> **Goal**
Copy out each line exactly as it appears.
== Extracted records ==
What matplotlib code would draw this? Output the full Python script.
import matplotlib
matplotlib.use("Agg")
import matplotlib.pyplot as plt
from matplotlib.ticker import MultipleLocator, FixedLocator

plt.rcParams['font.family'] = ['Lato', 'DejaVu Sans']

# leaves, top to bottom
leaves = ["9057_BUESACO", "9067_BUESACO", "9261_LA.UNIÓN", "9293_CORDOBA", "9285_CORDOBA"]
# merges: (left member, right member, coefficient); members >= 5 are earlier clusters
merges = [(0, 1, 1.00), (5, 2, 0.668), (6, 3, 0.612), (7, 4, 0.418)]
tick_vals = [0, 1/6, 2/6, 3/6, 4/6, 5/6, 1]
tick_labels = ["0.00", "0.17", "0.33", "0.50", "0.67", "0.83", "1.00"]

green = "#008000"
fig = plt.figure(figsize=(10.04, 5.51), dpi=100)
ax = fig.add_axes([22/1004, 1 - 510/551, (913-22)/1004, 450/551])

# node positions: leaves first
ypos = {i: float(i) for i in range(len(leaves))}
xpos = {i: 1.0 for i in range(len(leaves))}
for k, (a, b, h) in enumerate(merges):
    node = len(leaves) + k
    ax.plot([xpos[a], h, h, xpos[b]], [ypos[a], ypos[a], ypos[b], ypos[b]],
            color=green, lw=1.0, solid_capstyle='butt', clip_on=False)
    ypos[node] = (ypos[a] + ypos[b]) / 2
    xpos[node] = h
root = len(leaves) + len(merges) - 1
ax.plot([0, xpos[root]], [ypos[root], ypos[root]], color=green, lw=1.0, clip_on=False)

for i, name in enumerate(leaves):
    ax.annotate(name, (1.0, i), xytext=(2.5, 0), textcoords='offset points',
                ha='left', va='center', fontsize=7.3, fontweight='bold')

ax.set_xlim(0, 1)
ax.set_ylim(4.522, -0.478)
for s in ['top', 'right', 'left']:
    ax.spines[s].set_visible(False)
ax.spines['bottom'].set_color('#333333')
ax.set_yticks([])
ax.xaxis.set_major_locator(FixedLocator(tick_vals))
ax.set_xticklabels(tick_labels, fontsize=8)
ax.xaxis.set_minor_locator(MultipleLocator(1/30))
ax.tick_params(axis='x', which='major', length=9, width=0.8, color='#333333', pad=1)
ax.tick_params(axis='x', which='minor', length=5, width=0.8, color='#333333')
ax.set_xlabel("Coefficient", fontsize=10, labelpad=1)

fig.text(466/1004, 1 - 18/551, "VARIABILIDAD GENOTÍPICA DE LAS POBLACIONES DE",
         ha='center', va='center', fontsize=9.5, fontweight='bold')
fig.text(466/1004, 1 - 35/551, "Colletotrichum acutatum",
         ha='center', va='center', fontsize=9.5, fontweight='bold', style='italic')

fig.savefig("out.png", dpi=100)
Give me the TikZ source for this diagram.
===
> **Exercise answer**
What matplotlib code would draw this? Output the full Python script.
import matplotlib
matplotlib.use("Agg")
import matplotlib.pyplot as plt
from matplotlib.ticker import MultipleLocator, FixedLocator

plt.rcParams['font.family'] = ['Lato', 'DejaVu Sans']

# leaves, top to bottom
leaves = ["9057_BUESACO", "9067_BUESACO", "9261_LA.UNIÓN", "9293_CORDOBA", "9285_CORDOBA"]
# merges: (left member, right member, coefficient); members >= 5 are earlier clusters
merges = [(0, 1, 1.00), (5, 2, 0.668), (6, 3, 0.612), (7, 4, 0.418)]
tick_vals = [0, 1/6, 2/6, 3/6, 4/6, 5/6, 1]
tick_labels = ["0.00", "0.17", "0.33", "0.50", "0.67", "0.83", "1.00"]

green = "#008000"
fig = plt.figure(figsize=(10.04, 5.51), dpi=100)
ax = fig.add_axes([22/1004, 1 - 510/551, (913-22)/1004, 450/551])

# node positions: leaves first
ypos = {i: float(i) for i in range(len(leaves))}
xpos = {i: 1.0 for i in range(len(leaves))}
for k, (a, b, h) in enumerate(merges):
    node = len(leaves) + k
    ax.plot([xpos[a], h, h, xpos[b]], [ypos[a], ypos[a], ypos[b], ypos[b]],
            color=green, lw=1.0, solid_capstyle='butt', clip_on=False)
    ypos[node] = (ypos[a] + ypos[b]) / 2
    xpos[node] = h
root = len(leaves) + len(merges) - 1
ax.plot([0, xpos[root]], [ypos[root], ypos[root]], color=green, lw=1.0, clip_on=False)

for i, name in enumerate(leaves):
    ax.annotate(name, (1.0, i), xytext=(2.5, 0), textcoords='offset points',
                ha='left', va='center', fontsize=7.3, fontweight='bold')

ax.set_xlim(0, 1)
ax.set_ylim(4.522, -0.478)
for s in ['top', 'right', 'left']:
    ax.spines[s].set_visible(False)
ax.spines['bottom'].set_color('#333333')
ax.set_yticks([])
ax.xaxis.set_major_locator(FixedLocator(tick_vals))
ax.set_xticklabels(tick_labels, fontsize=8)
ax.xaxis.set_minor_locator(MultipleLocator(1/30))
ax.tick_params(axis='x', which='major', length=9, width=0.8, color='#333333', pad=1)
ax.tick_params(axis='x', which='minor', length=5, width=0.8, color='#333333')
ax.set_xlabel("Coefficient", fontsize=10, labelpad=1)

fig.text(466/1004, 1 - 18/551, "VARIABILIDAD GENOTÍPICA DE LAS POBLACIONES DE",
         ha='center', va='center', fontsize=9.5, fontweight='bold')
fig.text(466/1004, 1 - 35/551, "Colletotrichum acutatum",
         ha='center', va='center', fontsize=9.5, fontweight='bold', style='italic')

fig.savefig("out.png", dpi=100)
Give me the TikZ source for this diagram.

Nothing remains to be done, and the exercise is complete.